(Collected data)
---
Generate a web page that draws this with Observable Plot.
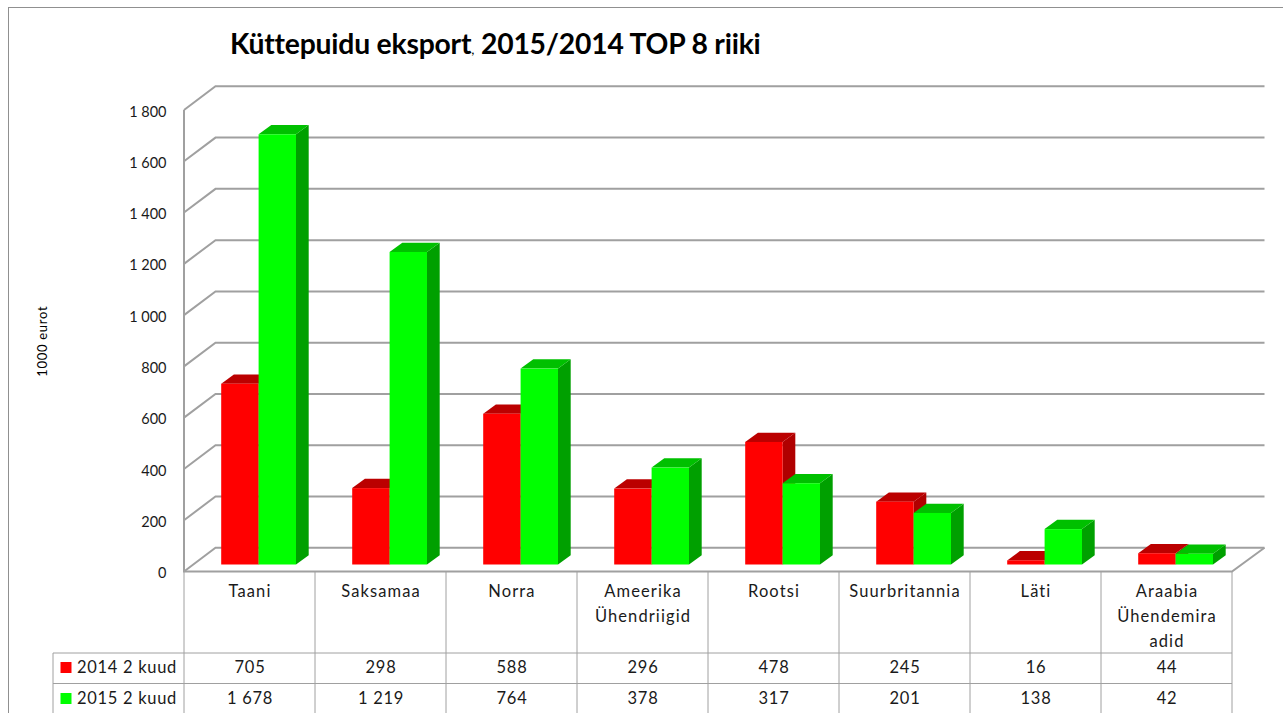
<!DOCTYPE html>
<html><head><meta charset="utf-8">
<script src="https://cdn.jsdelivr.net/npm/d3@7"></script>
<script src="https://cdn.jsdelivr.net/npm/@observablehq/plot@0.6"></script>
<style>
html,body{margin:0;padding:0;background:#fff;overflow:hidden}
#wrap{position:relative;width:1283px;height:713px;overflow:hidden}
#frame{position:absolute;left:8px;top:7px;width:1400px;height:800px;border:1px solid #909090}
#title{position:absolute;left:230px;top:26px;font:bold 28.3px Lato,sans-serif;color:#000;white-space:nowrap;letter-spacing:-.2px}
#title small{font-size:14px;font-weight:normal}
#chart{position:absolute;left:0;top:0}
[aria-label="y-axis tick label"]{letter-spacing:0}
[aria-label="text"]{letter-spacing:.7px}
</style></head><body>
<div id="wrap"><div id="frame"></div><div id="chart"></div>
<div id="title">Küttepuidu eksport<small>,</small> 2015/2014 TOP 8 riiki</div></div>
<script>
const countries = ["Taani","Saksamaa","Norra","Ameerika\nÜhendriigid","Rootsi","Suurbritannia","Läti","Araabia\nÜhendemira\nadid"];
const values2014 = [705,298,588,296,478,245,16,44];
const values2015 = [1678,1219,764,378,317,201,138,42];
const seriesNames = ["2014 2 kuud","2015 2 kuud"];
const yTicks = [0,200,400,600,800,1000,1200,1400,1600,1800];
const fmt = d => String(d).replace(/\B(?=(\d{3})+$)/g," ");

const gridColor="#a0a0a0", textColor="#1a1a1a", font="Lato, sans-serif";
const WALL_X=31.5, WALL_Y=-23.7;        // 3D wall offset
const DEPTH_X=12.7, DEPTH_Y=-9.3;       // 3D bar depth
const FLOOR_Y=-7, BAR_W=37.4, BAR_L=37.2;

const polygon=(g,pts,fill)=>g.append("polygon").attr("points",pts.map(p=>p.join(",")).join(" ")).attr("fill",fill);

const walls=(index,{x,y},ch,dim)=>{
  const g=d3.create("svg:g").attr("fill","none").attr("stroke",gridColor).attr("stroke-width",2);
  const l=dim.marginLeft, r=dim.width-dim.marginRight;
  yTicks.forEach(t=>{
    g.append("polyline").attr("points",`${l},${y(t)} ${l+WALL_X},${y(t)+WALL_Y} ${r+WALL_X+1},${y(t)+WALL_Y}`);
  });
  g.append("polyline").attr("points",`${l},${y(1800)} ${l},${y(0)} ${r},${y(0)} ${r+WALL_X+1},${y(0)+WALL_Y}`);
  return g.node();
};

const tableGrid=(index,{x,y},ch,dim)=>{
  const g=d3.create("svg:g").attr("stroke",gridColor).attr("stroke-width",1);
  const l=dim.marginLeft, r=dim.width-dim.marginRight, b=y(0), H=dim.height;
  countries.forEach(c=>g.append("line").attr("x1",x(c)).attr("x2",x(c)).attr("y1",b).attr("y2",H));
  g.append("line").attr("x1",r).attr("x2",r).attr("y1",b).attr("y2",H);
  g.append("line").attr("x1",l-131).attr("x2",l-131).attr("y1",b+81.5).attr("y2",H);
  [81.5,112].forEach(d=>g.append("line").attr("x1",l-131).attr("x2",r).attr("y1",b+d).attr("y2",b+d));
  return g.node();
};

const box=(vals,left,topFill,sideFill)=>(index,{x,y})=>{
  const g=d3.create("svg:g");
  vals.forEach((v,i)=>{
    const x0=x(countries[i])+left, x1=x0+BAR_W, yt=y(v)+FLOOR_Y, yb=y(0)+FLOOR_Y;
    polygon(g,[[x1,yt],[x1+DEPTH_X,yt+DEPTH_Y],[x1+DEPTH_X,yb+DEPTH_Y],[x1,yb]],sideFill);
    polygon(g,[[x0,yt],[x0+DEPTH_X,yt+DEPTH_Y],[x1+DEPTH_X,yt+DEPTH_Y],[x1,yt]],topFill);
  });
  return g.node();
};

const bw=1048/8;
const bars=(vals,left,fill)=>Plot.barY(countries,{x:d=>d,y:(d,i)=>vals[i],fill,insetLeft:left,insetRight:bw-left-BAR_W,dy:FLOOR_Y});
const ROW1=95.5, ROW2=126.5;
const rowText=(vals,dy)=>Plot.text(countries,{x:d=>d,frameAnchor:"bottom",text:(d,i)=>fmt(vals[i]),dy,fontSize:16.5,fill:textColor,textAnchor:"middle",lineAnchor:"middle"});
const rowLabel=(name,dy,fill)=>[
  Plot.dot([name],{frameAnchor:"bottom-left",dx:-118.5,dy,r:6.2,symbol:"square",fill}),
  Plot.text([name],{frameAnchor:"bottom-left",dx:-107.5,dy,fontSize:16.5,fill:textColor,textAnchor:"start",lineAnchor:"middle"})
];

const plot=Plot.plot({
  width:1283,height:713,
  marginLeft:184,marginRight:51,marginTop:110,marginBottom:141.5,
  style:{fontFamily:font,fontSize:"16.5px",letterSpacing:"1.1px",background:"transparent",overflow:"visible"},
  x:{type:"band",domain:countries,padding:0,round:false,axis:null},
  y:{domain:[0,1800],axis:null},
  marks:[
    walls,
    tableGrid,
    box(values2014,BAR_L,"#bb0000","#b00000"),
    bars(values2014,BAR_L,"#ff0000"),
    box(values2015,BAR_L+BAR_W,"#00c000","#00a000"),
    bars(values2015,BAR_L+BAR_W,"#00ff00"),
    Plot.axisY(yTicks,{anchor:"left",tickSize:0,tickPadding:18,tickFormat:fmt,fontSize:14.5,fill:textColor,label:null,dy:1.5}),
    Plot.axisX({anchor:"bottom",tickSize:0,tickPadding:7,lineHeight:1.51,fontSize:16.5,fill:textColor,label:null,textAnchor:"middle",lineAnchor:"top"}),
    rowText(values2014,ROW1),
    rowText(values2015,ROW2),
    rowLabel(seriesNames[0],ROW1,"#ff0000"),
    rowLabel(seriesNames[1],ROW2,"#00ff00"),
    Plot.text(["1000 eurot"],{frameAnchor:"left",dx:-142,rotate:-90,fontSize:13,fill:"#000",textAnchor:"middle"})
  ]
});
document.getElementById("chart").append(plot);
</script></body></html>
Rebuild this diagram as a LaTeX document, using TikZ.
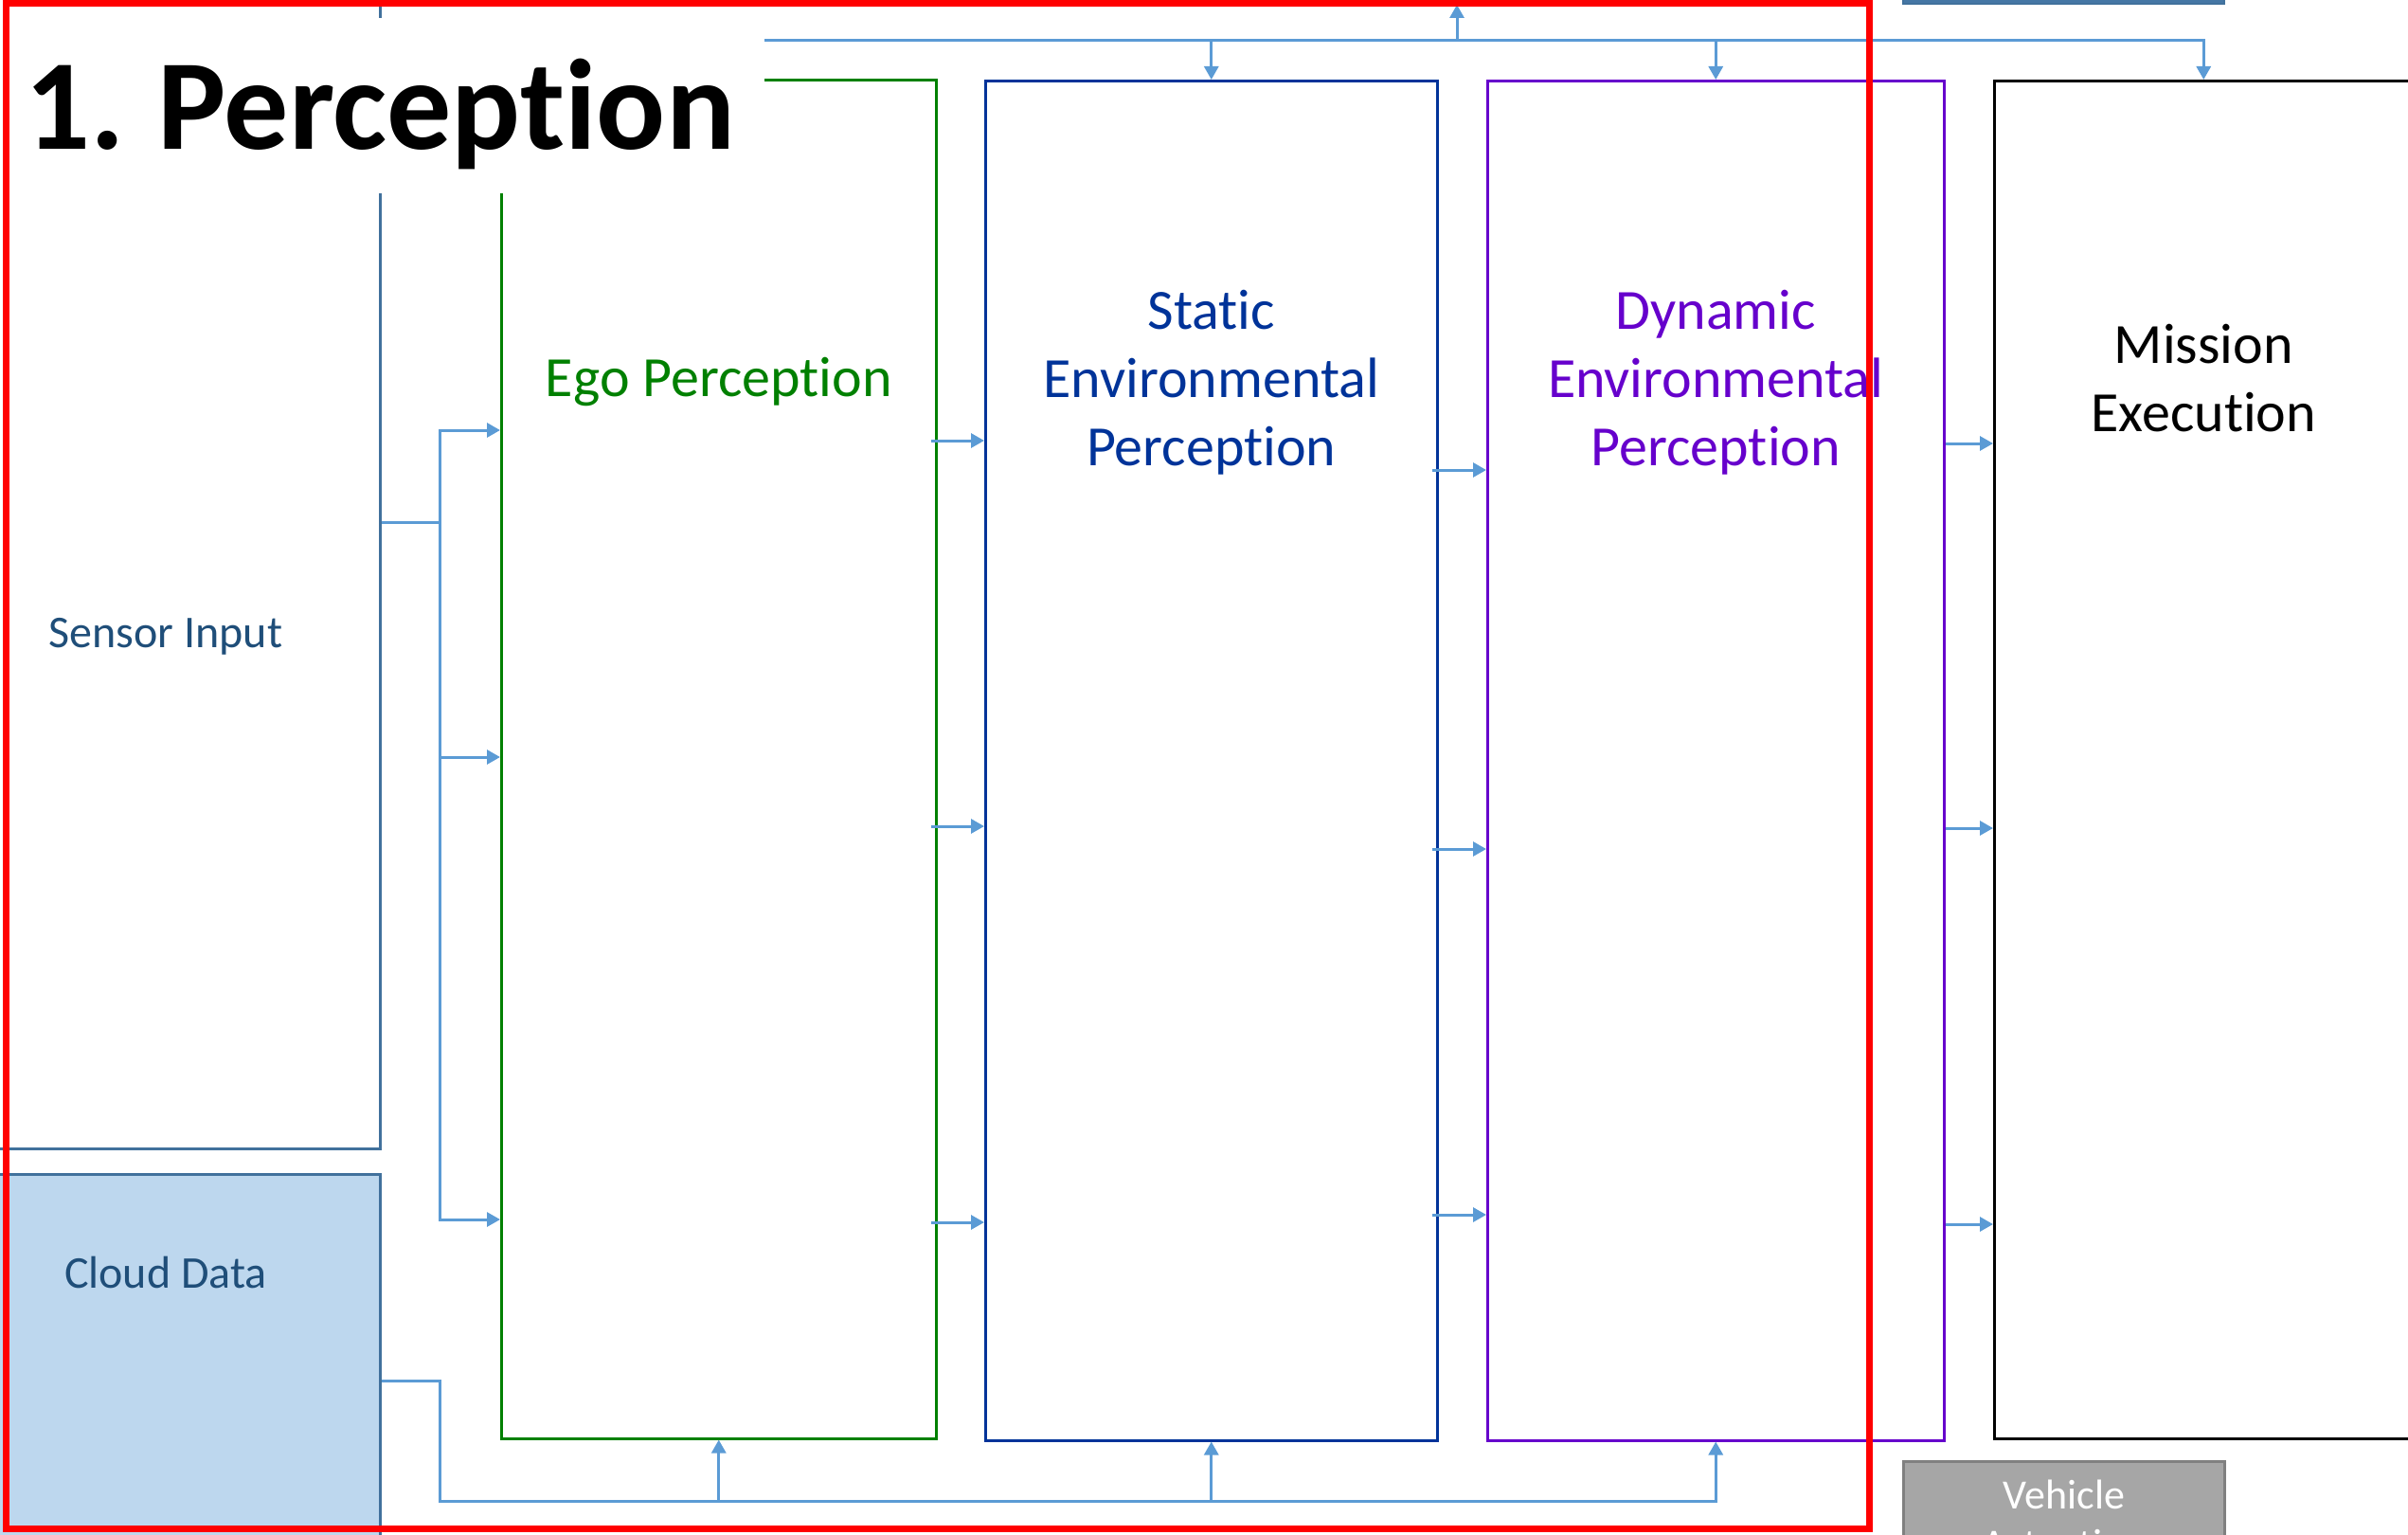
---
> **Requirements**
Omit the pictures. Output every record above word for word.

> **Full response**
Generate a web page that draws this with Observable Plot.
<!DOCTYPE html>
<html><head><meta charset="utf-8">
<script src="https://cdn.jsdelivr.net/npm/d3@7"></script>
<script src="https://cdn.jsdelivr.net/npm/@observablehq/plot@0.6"></script>
<style>
html,body{margin:0;padding:0;background:#fff;overflow:hidden}
#wrap{position:relative;width:1283px;height:713px;overflow:hidden}
#frame{position:absolute;left:8px;top:7px;width:1400px;height:800px;border:1px solid #909090}
#title{position:absolute;left:230px;top:26px;font:bold 28.3px Lato,sans-serif;color:#000;white-space:nowrap;letter-spacing:-.2px}
#title small{font-size:14px;font-weight:normal}
#chart{position:absolute;left:0;top:0}
[aria-label="y-axis tick label"]{letter-spacing:0}
[aria-label="text"]{letter-spacing:.7px}
</style></head><body>
<div id="wrap"><div id="frame"></div><div id="chart"></div>
<div id="title">Küttepuidu eksport<small>,</small> 2015/2014 TOP 8 riiki</div></div>
<script>
const countries = ["Taani","Saksamaa","Norra","Ameerika\nÜhendriigid","Rootsi","Suurbritannia","Läti","Araabia\nÜhendemira\nadid"];
const values2014 = [705,298,588,296,478,245,16,44];
const values2015 = [1678,1219,764,378,317,201,138,42];
const seriesNames = ["2014 2 kuud","2015 2 kuud"];
const yTicks = [0,200,400,600,800,1000,1200,1400,1600,1800];
const fmt = d => String(d).replace(/\B(?=(\d{3})+$)/g," ");

const gridColor="#a0a0a0", textColor="#1a1a1a", font="Lato, sans-serif";
const WALL_X=31.5, WALL_Y=-23.7;        // 3D wall offset
const DEPTH_X=12.7, DEPTH_Y=-9.3;       // 3D bar depth
const FLOOR_Y=-7, BAR_W=37.4, BAR_L=37.2;

const polygon=(g,pts,fill)=>g.append("polygon").attr("points",pts.map(p=>p.join(",")).join(" ")).attr("fill",fill);

const walls=(index,{x,y},ch,dim)=>{
  const g=d3.create("svg:g").attr("fill","none").attr("stroke",gridColor).attr("stroke-width",2);
  const l=dim.marginLeft, r=dim.width-dim.marginRight;
  yTicks.forEach(t=>{
    g.append("polyline").attr("points",`${l},${y(t)} ${l+WALL_X},${y(t)+WALL_Y} ${r+WALL_X+1},${y(t)+WALL_Y}`);
  });
  g.append("polyline").attr("points",`${l},${y(1800)} ${l},${y(0)} ${r},${y(0)} ${r+WALL_X+1},${y(0)+WALL_Y}`);
  return g.node();
};

const tableGrid=(index,{x,y},ch,dim)=>{
  const g=d3.create("svg:g").attr("stroke",gridColor).attr("stroke-width",1);
  const l=dim.marginLeft, r=dim.width-dim.marginRight, b=y(0), H=dim.height;
  countries.forEach(c=>g.append("line").attr("x1",x(c)).attr("x2",x(c)).attr("y1",b).attr("y2",H));
  g.append("line").attr("x1",r).attr("x2",r).attr("y1",b).attr("y2",H);
  g.append("line").attr("x1",l-131).attr("x2",l-131).attr("y1",b+81.5).attr("y2",H);
  [81.5,112].forEach(d=>g.append("line").attr("x1",l-131).attr("x2",r).attr("y1",b+d).attr("y2",b+d));
  return g.node();
};

const box=(vals,left,topFill,sideFill)=>(index,{x,y})=>{
  const g=d3.create("svg:g");
  vals.forEach((v,i)=>{
    const x0=x(countries[i])+left, x1=x0+BAR_W, yt=y(v)+FLOOR_Y, yb=y(0)+FLOOR_Y;
    polygon(g,[[x1,yt],[x1+DEPTH_X,yt+DEPTH_Y],[x1+DEPTH_X,yb+DEPTH_Y],[x1,yb]],sideFill);
    polygon(g,[[x0,yt],[x0+DEPTH_X,yt+DEPTH_Y],[x1+DEPTH_X,yt+DEPTH_Y],[x1,yt]],topFill);
  });
  return g.node();
};

const bw=1048/8;
const bars=(vals,left,fill)=>Plot.barY(countries,{x:d=>d,y:(d,i)=>vals[i],fill,insetLeft:left,insetRight:bw-left-BAR_W,dy:FLOOR_Y});
const ROW1=95.5, ROW2=126.5;
const rowText=(vals,dy)=>Plot.text(countries,{x:d=>d,frameAnchor:"bottom",text:(d,i)=>fmt(vals[i]),dy,fontSize:16.5,fill:textColor,textAnchor:"middle",lineAnchor:"middle"});
const rowLabel=(name,dy,fill)=>[
  Plot.dot([name],{frameAnchor:"bottom-left",dx:-118.5,dy,r:6.2,symbol:"square",fill}),
  Plot.text([name],{frameAnchor:"bottom-left",dx:-107.5,dy,fontSize:16.5,fill:textColor,textAnchor:"start",lineAnchor:"middle"})
];

const plot=Plot.plot({
  width:1283,height:713,
  marginLeft:184,marginRight:51,marginTop:110,marginBottom:141.5,
  style:{fontFamily:font,fontSize:"16.5px",letterSpacing:"1.1px",background:"transparent",overflow:"visible"},
  x:{type:"band",domain:countries,padding:0,round:false,axis:null},
  y:{domain:[0,1800],axis:null},
  marks:[
    walls,
    tableGrid,
    box(values2014,BAR_L,"#bb0000","#b00000"),
    bars(values2014,BAR_L,"#ff0000"),
    box(values2015,BAR_L+BAR_W,"#00c000","#00a000"),
    bars(values2015,BAR_L+BAR_W,"#00ff00"),
    Plot.axisY(yTicks,{anchor:"left",tickSize:0,tickPadding:18,tickFormat:fmt,fontSize:14.5,fill:textColor,label:null,dy:1.5}),
    Plot.axisX({anchor:"bottom",tickSize:0,tickPadding:7,lineHeight:1.51,fontSize:16.5,fill:textColor,label:null,textAnchor:"middle",lineAnchor:"top"}),
    rowText(values2014,ROW1),
    rowText(values2015,ROW2),
    rowLabel(seriesNames[0],ROW1,"#ff0000"),
    rowLabel(seriesNames[1],ROW2,"#00ff00"),
    Plot.text(["1000 eurot"],{frameAnchor:"left",dx:-142,rotate:-90,fontSize:13,fill:"#000",textAnchor:"middle"})
  ]
});
document.getElementById("chart").append(plot);
</script></body></html>
Rebuild this diagram as a LaTeX document, using TikZ.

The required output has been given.